Northamptonshire Steelbacks head coach David Capel thinks David Willey’s time in South Africa, where he was part of England's Performance Programme squad in Pretoria late last year, could have long term positive effects on the development of the talent youngster, writes Gurjeet Sapal.
Capel has already seen a short-term impact in Willey in the few months that he has been back and he expects the improvements to continue throughout his career.
“I think it was a good experience in terms of having a short-term impact and these sorts of trips can also have positive long lasting effects. It seems to have been a successful experience for David," Capel said.
There is no doubt that after the successes that Willey achieved last season, in helping the Steelbacks to get to the Friends Provident T20 finals day, he will be eager build on his past performances.
Willey concentrated predominately on his bowling while in South Africa and worked with the coaches to develop his left-arm seamers.
Willey said, “My main focus was on technical and physical aspects of my bowling, I am feeling good about the way it is coming out at the moment, I am definitely looking forward to the season.”
However, Capel suggested that this emphasis on bowling was mainly because of the circumstances of the trip and insists that Willey has attributes with both the bat and the ball in all forms of the game.
“He did a lot of bowling out there, however it is widely recognised that he is a multi-dimensional cricketer. At this stage in his career a lot could happen but I think it is fair to say that the ECB would see him as a bowling all-rounder.”
Although Willey has shown much promise since making his debut in first-class cricket, including a brilliant fifty on debut, there is still a long way to go until he truly fulfils his potential with both the bat and the ball. He averaged 20.68 with the bat and took seven wickets in the 11 first-class opportunities he was given last year.
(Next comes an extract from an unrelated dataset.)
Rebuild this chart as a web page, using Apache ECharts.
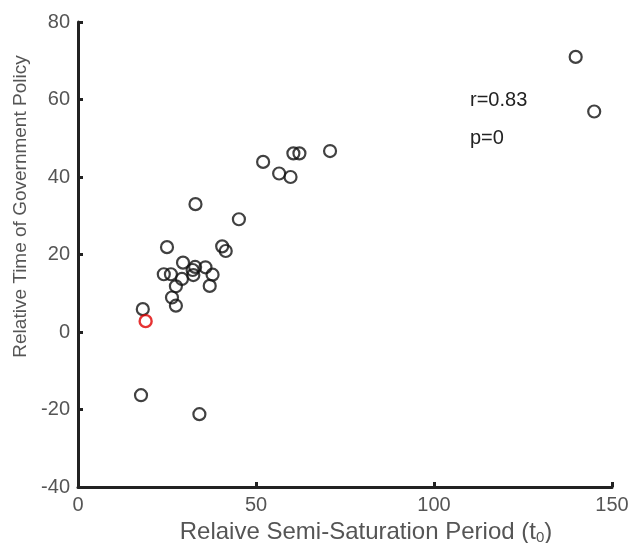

These are statistics coach Capel is confident Willey can improve on.
“He is a young player that is 22 years old and still developing. He has got a lot of maturing to do and the process is starting now. There is a lot of nurturing and guidance along the way as well as important online learning through playing experience."
Capel still sees merit in Willey playing some county second XI cricket, suggesting that this is where he is going to get the valuable opportunity he needs to make him a consistent first-class cricketer.
Capel said: “Often he bats at seven or eight and be our fourth or fifth bowling choice in our first XI because of the balance of our team. He needs the experience of batting at number five or six and playing a full role with the ball on a consistent basis, and he will be looking to do that when he plays second XI cricket. He must look to dominate second XI cricket and push himself to be a regular in the first team.”
Coach Capel likens Willey to veteran Steelback and South African international, Andrew Hall, who has had a prolific first-class career over 15 years. Hall averages 34.89 with the bat and 25.85 with the ball in first-class cricket, these phenomenal statistics are the kind of statistics that Capel is keen for Willey to emulate.
“I see him playing a similar role to Andrew Hall, where he must take the responsibility in both disciplines. Andrew has consistently put in performances through out his career which has seen him average 30 or over and take wickets at an average of around 25 runs piece. This is how I see David becoming capable of performing."
Capel concedes that these performances are not likely to be immediate and there will have to be learning processes for Willey throughout his career.
“You can not just expect a young person to be start putting these performances in from the off, it is a gradual progression. You need to get in to the habit of batting at five or six and taking the new ball. If he can go in to second XI matches and dominate by making big scores and taking hauls of wickets. It would prove to himself that he can do it and would encourage him in every respect."